Data lines »
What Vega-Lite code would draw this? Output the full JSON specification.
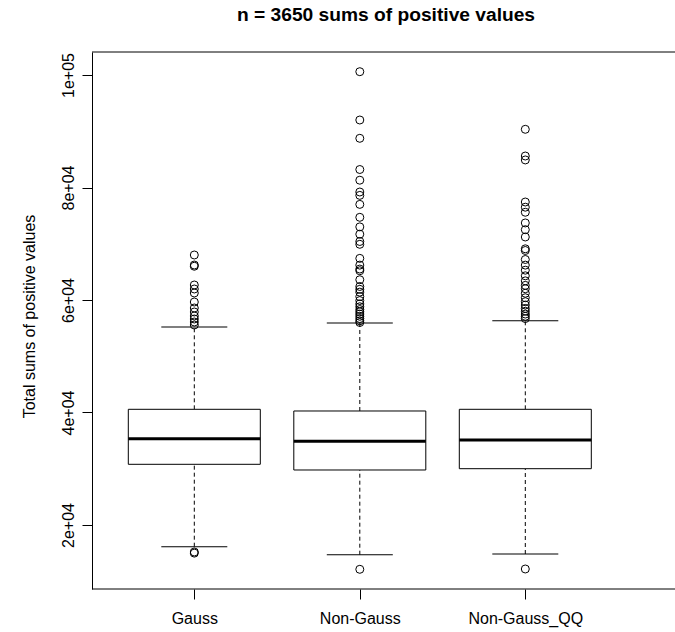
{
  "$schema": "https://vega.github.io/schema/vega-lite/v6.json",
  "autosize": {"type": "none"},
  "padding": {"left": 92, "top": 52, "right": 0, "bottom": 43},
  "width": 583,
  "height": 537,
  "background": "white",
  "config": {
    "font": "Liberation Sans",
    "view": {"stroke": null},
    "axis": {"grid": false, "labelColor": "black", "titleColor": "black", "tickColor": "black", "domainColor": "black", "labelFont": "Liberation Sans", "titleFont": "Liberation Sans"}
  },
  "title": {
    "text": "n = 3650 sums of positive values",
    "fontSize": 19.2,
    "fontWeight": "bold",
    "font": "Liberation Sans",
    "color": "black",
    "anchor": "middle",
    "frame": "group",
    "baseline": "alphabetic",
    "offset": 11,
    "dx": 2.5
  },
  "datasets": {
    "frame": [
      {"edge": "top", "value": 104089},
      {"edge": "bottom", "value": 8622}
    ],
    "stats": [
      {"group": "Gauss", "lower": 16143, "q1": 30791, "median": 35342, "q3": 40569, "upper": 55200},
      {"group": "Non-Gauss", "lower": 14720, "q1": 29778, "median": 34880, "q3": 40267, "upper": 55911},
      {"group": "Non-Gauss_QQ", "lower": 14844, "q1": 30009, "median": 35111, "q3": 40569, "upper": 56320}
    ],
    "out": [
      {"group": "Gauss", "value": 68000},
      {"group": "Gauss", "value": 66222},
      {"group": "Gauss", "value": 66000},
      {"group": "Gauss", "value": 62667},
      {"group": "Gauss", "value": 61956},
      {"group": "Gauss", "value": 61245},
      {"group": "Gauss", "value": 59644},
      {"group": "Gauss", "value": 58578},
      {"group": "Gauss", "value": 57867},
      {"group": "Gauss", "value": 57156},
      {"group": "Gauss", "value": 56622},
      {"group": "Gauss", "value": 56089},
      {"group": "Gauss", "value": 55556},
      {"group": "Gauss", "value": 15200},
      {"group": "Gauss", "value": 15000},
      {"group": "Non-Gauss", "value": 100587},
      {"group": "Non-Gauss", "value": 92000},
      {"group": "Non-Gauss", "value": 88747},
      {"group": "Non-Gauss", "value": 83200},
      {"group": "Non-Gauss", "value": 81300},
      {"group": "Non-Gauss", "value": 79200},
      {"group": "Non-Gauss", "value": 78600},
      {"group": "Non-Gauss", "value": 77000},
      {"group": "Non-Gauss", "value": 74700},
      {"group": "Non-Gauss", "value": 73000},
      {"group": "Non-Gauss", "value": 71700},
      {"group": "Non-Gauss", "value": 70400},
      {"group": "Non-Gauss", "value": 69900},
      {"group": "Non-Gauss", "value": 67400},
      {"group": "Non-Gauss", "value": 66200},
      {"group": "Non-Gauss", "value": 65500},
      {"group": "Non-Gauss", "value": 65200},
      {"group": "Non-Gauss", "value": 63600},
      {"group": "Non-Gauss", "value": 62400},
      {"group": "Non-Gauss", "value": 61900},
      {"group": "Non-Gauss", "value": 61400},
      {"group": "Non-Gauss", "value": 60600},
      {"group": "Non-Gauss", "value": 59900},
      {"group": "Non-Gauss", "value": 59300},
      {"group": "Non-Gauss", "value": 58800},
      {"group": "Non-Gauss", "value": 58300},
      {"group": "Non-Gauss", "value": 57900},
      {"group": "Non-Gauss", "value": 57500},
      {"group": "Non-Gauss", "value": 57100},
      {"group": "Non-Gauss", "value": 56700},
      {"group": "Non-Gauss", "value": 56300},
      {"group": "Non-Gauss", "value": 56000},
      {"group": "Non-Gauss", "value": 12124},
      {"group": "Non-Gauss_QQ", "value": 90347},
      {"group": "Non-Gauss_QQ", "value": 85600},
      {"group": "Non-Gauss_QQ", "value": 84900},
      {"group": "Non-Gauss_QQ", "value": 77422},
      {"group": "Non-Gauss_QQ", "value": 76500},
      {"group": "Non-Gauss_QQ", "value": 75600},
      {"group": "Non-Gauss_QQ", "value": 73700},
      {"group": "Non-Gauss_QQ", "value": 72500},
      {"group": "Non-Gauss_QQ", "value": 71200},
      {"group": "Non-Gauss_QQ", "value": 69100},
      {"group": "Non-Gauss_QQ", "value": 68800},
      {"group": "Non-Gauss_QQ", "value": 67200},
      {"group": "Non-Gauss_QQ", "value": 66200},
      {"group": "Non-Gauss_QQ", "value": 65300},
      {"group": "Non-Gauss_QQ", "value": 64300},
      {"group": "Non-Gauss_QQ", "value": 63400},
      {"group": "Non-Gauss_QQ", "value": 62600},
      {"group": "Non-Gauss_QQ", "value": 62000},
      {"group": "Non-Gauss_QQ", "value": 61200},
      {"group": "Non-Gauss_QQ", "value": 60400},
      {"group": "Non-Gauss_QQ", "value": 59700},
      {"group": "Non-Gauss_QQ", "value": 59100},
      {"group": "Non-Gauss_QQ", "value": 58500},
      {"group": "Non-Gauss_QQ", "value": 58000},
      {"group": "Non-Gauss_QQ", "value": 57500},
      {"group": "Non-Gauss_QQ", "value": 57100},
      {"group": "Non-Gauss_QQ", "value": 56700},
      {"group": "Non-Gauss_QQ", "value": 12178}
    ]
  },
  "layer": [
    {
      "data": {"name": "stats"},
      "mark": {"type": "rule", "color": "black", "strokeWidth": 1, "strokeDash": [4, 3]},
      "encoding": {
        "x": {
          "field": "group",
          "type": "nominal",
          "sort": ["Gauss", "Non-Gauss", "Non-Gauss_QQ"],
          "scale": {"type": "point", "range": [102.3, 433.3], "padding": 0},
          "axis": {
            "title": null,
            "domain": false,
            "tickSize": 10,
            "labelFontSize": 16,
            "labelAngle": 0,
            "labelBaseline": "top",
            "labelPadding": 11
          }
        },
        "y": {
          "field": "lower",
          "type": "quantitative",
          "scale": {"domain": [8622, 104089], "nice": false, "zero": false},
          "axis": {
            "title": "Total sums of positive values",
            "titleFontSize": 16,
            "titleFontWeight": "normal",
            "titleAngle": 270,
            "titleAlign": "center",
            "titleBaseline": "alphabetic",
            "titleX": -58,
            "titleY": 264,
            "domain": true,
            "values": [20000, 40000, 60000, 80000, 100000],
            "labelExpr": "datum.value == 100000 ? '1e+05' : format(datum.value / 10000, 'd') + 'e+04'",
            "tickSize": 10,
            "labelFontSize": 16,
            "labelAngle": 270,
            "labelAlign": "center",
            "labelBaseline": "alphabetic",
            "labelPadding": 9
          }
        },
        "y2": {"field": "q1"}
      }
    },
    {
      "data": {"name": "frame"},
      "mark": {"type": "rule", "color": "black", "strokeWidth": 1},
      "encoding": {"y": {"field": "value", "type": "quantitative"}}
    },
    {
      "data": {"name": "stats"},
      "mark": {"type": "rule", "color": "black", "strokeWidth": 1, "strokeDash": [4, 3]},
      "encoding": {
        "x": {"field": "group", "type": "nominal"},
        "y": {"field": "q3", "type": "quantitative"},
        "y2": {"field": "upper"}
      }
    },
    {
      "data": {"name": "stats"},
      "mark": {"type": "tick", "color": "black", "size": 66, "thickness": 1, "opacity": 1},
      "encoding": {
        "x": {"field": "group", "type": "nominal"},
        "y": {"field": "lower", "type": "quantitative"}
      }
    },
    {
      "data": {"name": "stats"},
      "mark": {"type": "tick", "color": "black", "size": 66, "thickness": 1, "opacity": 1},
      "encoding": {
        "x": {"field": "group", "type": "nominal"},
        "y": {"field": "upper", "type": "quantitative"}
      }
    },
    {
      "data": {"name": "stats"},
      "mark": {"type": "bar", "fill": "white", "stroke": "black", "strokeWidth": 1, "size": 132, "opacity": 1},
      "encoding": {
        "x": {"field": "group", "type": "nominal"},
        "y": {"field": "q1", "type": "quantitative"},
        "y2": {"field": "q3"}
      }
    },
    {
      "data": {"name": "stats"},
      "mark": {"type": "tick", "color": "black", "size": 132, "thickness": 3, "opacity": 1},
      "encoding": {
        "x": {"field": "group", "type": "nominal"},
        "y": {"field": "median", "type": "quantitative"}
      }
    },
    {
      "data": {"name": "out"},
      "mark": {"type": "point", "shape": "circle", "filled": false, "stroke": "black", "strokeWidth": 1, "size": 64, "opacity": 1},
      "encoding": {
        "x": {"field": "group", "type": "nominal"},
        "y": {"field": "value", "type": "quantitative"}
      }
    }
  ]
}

==

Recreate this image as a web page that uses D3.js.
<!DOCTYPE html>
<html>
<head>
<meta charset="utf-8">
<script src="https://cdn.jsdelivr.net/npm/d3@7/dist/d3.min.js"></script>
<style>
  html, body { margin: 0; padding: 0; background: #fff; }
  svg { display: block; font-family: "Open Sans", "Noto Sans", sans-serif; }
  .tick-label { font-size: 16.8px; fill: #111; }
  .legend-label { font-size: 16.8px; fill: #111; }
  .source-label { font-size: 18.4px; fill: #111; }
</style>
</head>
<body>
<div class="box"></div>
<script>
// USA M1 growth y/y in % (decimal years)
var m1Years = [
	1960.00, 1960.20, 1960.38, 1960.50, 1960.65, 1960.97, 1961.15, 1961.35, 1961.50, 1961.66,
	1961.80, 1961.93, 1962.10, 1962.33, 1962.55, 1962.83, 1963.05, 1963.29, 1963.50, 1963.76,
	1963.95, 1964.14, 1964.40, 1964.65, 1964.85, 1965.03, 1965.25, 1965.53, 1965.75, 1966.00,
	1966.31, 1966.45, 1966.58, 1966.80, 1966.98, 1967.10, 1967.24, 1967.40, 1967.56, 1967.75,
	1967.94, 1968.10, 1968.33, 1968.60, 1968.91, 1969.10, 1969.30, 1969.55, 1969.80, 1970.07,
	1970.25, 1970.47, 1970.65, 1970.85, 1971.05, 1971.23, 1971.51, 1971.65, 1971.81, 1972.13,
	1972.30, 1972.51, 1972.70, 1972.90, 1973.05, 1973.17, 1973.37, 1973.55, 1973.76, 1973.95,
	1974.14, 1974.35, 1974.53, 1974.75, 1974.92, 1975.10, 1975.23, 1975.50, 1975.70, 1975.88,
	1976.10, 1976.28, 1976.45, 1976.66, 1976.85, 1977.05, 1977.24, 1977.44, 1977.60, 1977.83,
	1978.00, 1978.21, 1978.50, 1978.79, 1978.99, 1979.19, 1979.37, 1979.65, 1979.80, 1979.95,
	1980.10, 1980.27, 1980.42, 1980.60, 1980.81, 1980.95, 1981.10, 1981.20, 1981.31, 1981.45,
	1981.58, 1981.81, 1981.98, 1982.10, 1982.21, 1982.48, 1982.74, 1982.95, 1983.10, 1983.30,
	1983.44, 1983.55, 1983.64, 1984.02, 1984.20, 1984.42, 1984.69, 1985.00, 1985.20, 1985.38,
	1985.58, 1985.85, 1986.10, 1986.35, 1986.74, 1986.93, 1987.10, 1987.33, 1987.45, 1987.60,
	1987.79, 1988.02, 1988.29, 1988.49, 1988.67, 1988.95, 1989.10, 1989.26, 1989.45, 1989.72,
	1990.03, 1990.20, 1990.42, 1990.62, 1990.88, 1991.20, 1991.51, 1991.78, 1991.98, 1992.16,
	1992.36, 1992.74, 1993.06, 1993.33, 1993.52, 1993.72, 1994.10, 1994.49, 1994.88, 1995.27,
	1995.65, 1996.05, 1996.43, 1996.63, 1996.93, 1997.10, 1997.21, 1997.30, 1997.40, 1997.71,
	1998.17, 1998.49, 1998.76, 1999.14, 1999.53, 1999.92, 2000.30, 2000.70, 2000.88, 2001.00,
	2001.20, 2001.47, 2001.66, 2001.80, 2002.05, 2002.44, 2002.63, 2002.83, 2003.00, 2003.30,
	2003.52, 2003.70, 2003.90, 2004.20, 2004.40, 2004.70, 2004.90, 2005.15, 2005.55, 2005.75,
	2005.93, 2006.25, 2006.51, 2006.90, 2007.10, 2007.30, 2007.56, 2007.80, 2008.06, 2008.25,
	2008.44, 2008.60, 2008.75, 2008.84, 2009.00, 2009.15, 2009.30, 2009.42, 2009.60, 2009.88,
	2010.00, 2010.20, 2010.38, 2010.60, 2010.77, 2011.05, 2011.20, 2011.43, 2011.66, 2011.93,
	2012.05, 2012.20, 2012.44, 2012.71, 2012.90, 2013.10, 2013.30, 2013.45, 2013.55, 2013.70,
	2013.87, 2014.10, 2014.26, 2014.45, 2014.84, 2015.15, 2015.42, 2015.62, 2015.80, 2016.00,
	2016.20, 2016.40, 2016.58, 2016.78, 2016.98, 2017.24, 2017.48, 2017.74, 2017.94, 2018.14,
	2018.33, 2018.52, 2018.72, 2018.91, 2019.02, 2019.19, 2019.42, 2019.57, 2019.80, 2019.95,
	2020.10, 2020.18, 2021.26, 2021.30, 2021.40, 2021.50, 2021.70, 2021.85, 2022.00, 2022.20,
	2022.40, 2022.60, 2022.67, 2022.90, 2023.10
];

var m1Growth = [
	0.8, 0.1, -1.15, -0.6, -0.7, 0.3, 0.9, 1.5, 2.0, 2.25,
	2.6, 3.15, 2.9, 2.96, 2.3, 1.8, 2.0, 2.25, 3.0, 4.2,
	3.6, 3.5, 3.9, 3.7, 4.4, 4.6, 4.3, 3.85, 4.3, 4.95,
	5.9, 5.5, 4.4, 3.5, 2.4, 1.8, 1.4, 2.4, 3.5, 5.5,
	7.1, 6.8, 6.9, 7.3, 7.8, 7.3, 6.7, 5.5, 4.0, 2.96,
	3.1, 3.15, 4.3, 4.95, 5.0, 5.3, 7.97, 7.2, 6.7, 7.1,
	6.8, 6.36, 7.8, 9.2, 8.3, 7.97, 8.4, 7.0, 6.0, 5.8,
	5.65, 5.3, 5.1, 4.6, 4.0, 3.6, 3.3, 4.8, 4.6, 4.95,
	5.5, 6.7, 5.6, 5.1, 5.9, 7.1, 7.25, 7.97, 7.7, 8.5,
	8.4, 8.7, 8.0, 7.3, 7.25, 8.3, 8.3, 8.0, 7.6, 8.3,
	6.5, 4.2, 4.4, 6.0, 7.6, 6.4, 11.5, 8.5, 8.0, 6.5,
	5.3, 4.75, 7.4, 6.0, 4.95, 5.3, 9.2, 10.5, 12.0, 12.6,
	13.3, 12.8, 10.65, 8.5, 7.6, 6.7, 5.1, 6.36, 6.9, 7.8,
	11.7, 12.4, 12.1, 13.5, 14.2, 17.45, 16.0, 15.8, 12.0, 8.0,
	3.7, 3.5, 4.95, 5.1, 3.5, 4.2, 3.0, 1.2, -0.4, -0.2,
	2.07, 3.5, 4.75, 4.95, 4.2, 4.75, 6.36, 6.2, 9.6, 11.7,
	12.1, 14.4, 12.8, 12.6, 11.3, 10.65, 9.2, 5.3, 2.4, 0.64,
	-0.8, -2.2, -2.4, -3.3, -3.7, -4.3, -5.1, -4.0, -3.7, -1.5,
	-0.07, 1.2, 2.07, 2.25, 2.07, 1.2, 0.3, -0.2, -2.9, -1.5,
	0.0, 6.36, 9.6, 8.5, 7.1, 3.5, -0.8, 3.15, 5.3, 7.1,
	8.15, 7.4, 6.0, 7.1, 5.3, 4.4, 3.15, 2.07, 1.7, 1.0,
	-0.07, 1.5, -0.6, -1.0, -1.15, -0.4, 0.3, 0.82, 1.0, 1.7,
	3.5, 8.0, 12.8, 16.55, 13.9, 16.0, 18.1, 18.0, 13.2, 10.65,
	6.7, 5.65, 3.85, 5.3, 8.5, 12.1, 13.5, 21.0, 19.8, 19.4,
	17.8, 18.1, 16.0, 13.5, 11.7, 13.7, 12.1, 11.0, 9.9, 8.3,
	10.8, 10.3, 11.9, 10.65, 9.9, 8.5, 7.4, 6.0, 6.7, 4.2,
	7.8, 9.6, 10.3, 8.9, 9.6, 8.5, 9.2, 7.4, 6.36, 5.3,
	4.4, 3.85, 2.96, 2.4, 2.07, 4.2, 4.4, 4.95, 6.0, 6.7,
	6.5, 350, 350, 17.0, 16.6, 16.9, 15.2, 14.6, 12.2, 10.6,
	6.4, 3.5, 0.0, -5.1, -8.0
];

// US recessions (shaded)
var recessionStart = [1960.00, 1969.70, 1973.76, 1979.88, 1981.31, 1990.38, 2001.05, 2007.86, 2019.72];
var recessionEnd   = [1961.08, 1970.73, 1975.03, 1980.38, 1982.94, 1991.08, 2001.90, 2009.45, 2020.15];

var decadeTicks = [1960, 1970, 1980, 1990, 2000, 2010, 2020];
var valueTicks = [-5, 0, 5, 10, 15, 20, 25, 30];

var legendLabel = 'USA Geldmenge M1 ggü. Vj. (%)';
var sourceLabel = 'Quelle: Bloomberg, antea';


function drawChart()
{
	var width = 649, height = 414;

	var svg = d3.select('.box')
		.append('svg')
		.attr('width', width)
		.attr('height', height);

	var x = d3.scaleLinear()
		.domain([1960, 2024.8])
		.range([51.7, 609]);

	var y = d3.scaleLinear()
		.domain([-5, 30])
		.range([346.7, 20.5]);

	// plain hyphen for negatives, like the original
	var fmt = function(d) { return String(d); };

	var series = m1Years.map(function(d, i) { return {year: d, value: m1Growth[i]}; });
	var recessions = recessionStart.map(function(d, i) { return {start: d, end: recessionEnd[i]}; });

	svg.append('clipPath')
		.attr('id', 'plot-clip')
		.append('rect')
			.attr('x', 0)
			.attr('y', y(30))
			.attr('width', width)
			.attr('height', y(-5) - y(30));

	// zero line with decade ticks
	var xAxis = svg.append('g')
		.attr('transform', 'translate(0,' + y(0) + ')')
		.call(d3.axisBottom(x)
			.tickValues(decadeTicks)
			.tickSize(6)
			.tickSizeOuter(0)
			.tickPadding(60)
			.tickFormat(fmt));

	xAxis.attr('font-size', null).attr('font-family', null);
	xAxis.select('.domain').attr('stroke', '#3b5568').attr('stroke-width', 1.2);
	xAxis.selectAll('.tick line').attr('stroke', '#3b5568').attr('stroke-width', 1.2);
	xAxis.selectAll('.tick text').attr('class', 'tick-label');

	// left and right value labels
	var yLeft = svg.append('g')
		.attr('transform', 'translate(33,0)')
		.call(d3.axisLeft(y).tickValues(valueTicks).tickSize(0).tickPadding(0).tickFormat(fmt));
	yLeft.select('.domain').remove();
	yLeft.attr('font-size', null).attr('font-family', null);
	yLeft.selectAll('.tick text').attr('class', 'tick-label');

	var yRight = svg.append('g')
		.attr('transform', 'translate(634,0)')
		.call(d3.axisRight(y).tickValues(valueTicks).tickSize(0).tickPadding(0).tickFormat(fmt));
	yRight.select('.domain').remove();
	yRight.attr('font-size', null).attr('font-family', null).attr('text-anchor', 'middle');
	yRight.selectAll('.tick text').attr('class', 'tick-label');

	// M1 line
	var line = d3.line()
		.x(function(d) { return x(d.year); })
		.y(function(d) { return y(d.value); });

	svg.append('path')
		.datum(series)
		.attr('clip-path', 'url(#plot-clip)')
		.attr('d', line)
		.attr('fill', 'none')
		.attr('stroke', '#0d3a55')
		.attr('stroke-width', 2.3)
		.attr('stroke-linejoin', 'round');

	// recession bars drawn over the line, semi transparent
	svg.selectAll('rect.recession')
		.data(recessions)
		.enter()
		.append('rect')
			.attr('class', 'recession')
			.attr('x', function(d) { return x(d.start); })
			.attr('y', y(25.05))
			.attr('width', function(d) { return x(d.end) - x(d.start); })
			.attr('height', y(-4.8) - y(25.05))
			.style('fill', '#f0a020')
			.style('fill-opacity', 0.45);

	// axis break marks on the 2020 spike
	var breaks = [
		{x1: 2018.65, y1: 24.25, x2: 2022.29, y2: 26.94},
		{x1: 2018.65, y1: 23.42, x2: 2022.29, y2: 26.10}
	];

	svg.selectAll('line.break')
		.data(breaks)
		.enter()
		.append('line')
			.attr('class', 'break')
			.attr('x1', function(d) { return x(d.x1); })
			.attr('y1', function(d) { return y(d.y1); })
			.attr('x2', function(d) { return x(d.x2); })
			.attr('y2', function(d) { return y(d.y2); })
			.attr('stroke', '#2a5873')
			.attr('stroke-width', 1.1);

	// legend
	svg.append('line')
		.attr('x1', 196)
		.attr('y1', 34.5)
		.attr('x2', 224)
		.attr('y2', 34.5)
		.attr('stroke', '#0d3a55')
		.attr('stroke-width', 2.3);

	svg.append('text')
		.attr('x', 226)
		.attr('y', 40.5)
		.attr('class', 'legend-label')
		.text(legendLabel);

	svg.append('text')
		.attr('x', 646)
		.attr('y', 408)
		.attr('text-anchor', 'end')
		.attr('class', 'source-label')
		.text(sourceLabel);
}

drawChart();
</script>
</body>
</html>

==

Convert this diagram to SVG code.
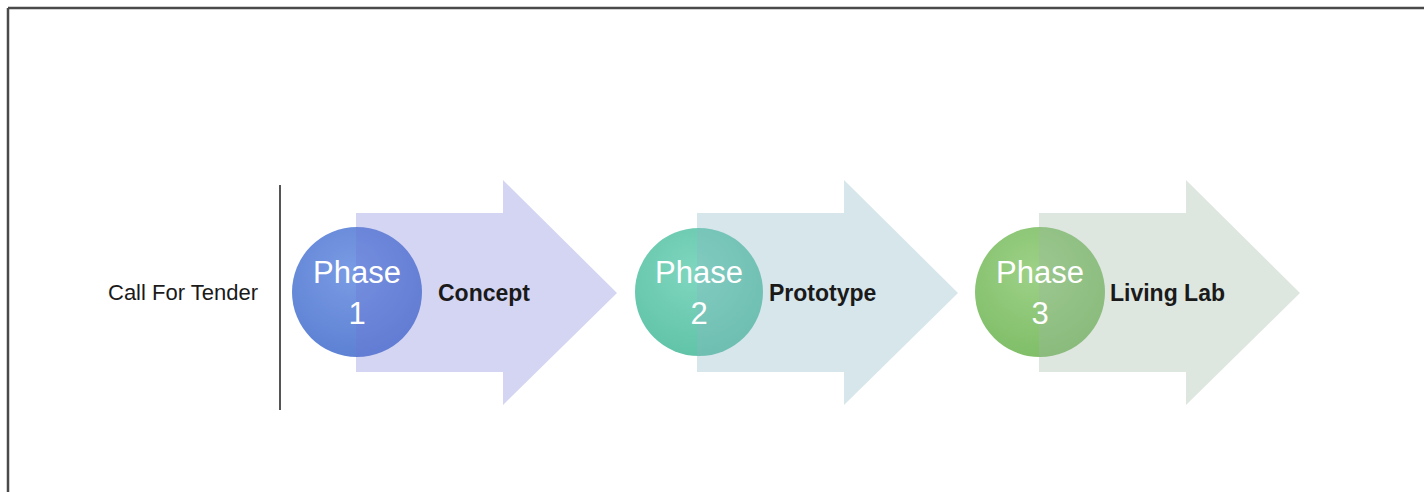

Task directions »
Count every line in the listing above that holds "this", then report only the count.

Worked solution »
3